You will note that the Undetectable Firearms Act is an exercise in poor lawmaking, and is represented in the United States Code under Title 18, USC 922(p):

(p)(1) It shall be unlawful for any person to manufacture, import, sell, ship, deliver, possess, transfer, or receive any firearm –
(A) that, after removal of grips, stocks, and magazines, is not as detectable as the Security Exemplar, by walk-through metal detectors calibrated and operated to detect the Security Exemplar; or
(B) any major component of which, when subjected to inspection by the types of x-ray machines commonly used at airports, does not generate an image that accurately depicts the shape of the
component. Barium sulfate or other compounds may be used in the fabrication of the component.
(2) For purposes of this subsection –
(A) the term “firearm” does not include the frame or receiver of any such weapon;
(B) the term “major component” means, with respect to a firearm, the barrel, the slide or cylinder, or the frame or receiver of the firearm; and
(C) the term “Security Exemplar” means an object, to be fabricated at the direction of the Attorney General, that is –
(i) constructed of, during the 12-month period beginning on the date of the enactment of this subsection, 3.7 ounces of material type 17-4 PH stainless steel in a shape resembling a handgun; and […]

It continues beyond here, but this is the meat of it. You will note that it specifically forbids considering only the receiver or frame of a firearm from being considered the firearm. But it does allow the frame to be considered as a major component when considering the whole.
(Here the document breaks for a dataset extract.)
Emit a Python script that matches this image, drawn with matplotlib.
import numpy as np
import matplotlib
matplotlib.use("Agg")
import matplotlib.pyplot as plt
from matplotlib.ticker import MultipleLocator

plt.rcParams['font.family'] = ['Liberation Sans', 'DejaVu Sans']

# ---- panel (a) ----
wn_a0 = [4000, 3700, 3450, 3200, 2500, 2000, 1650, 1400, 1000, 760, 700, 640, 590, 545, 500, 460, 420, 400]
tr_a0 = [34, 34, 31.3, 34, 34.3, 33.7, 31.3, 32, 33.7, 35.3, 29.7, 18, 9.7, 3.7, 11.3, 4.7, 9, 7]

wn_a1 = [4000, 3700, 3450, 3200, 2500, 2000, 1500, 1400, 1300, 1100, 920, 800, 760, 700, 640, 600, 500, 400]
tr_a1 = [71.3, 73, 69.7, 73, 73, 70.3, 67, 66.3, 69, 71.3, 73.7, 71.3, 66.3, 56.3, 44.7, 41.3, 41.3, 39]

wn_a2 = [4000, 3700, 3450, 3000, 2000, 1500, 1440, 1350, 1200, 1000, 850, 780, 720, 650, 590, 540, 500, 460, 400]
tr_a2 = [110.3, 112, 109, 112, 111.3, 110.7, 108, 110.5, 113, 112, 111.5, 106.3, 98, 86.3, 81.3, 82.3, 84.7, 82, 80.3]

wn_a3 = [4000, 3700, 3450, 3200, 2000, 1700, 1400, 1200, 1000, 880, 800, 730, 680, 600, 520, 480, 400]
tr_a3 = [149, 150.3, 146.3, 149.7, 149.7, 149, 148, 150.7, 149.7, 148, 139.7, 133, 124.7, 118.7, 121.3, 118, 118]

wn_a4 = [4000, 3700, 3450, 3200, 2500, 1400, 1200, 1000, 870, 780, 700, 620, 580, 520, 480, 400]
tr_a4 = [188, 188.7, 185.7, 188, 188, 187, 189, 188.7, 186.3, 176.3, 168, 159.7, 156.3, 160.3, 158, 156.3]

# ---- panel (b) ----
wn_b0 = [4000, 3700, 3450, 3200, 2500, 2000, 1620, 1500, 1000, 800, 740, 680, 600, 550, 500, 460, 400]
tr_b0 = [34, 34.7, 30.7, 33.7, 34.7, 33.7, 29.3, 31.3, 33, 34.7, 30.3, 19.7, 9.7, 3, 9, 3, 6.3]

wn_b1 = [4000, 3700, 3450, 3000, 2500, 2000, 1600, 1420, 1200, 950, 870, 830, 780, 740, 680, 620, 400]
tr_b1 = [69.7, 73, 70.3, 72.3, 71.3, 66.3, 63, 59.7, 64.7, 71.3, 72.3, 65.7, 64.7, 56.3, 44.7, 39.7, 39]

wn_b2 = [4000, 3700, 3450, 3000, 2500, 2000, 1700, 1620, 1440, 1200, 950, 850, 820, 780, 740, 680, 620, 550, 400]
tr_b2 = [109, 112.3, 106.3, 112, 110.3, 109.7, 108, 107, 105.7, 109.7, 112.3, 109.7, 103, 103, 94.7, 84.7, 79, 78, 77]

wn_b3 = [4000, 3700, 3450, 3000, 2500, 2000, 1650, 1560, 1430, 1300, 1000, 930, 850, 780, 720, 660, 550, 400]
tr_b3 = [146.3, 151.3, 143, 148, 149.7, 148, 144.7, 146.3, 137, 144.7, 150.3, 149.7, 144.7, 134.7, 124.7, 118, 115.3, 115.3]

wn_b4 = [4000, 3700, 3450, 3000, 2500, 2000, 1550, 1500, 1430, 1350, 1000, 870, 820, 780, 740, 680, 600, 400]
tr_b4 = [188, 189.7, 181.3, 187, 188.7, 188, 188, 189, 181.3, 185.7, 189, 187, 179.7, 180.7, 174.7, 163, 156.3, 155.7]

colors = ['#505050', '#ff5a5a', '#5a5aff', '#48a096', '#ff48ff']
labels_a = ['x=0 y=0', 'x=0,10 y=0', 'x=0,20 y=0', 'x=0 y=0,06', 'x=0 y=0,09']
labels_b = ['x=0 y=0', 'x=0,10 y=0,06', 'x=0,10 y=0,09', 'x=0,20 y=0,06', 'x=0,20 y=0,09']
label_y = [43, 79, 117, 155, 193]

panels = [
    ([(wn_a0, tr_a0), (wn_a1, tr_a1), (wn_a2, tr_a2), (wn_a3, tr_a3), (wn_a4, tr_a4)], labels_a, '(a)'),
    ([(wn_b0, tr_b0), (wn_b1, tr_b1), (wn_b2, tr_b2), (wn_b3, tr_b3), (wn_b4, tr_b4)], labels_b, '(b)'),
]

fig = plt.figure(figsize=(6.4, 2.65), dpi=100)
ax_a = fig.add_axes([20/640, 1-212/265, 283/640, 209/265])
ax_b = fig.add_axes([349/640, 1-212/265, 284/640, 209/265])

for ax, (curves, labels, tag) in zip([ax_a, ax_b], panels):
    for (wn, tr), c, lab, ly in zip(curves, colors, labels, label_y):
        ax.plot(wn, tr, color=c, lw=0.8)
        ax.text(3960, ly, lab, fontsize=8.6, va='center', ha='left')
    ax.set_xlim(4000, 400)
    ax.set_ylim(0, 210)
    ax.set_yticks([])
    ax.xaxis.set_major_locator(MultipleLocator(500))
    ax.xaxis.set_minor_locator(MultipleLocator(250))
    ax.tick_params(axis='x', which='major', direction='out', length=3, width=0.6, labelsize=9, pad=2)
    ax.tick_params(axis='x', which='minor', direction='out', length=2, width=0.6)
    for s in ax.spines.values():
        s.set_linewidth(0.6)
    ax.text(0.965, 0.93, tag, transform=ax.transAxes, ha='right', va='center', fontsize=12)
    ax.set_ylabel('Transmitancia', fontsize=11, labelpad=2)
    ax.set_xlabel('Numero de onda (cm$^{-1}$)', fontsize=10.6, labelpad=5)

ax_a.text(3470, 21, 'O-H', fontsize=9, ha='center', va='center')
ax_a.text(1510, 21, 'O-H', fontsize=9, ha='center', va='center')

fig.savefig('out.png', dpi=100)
So the way I understand it is, you can’t consider the frame itself to be considered a “major component” unless it’s coupled with the rest of its part, in which case the frame may be considered. Clear as mud?

Remember, our opponents tell us firearms are less regulated than teddy bears. The reality? I think this basically says the frame or receiver itself doesn’t matter, so polymer receivers are OK. But considered as a whole, minus grips stocks and magazines, it sets off a magnetometer calibrated to the exemplar. Further, when considered as “major components”, that the the components don’t obscure themselves to an x-ray screener. In other words, that they look a gun or the major components of a gun they are meant to represent.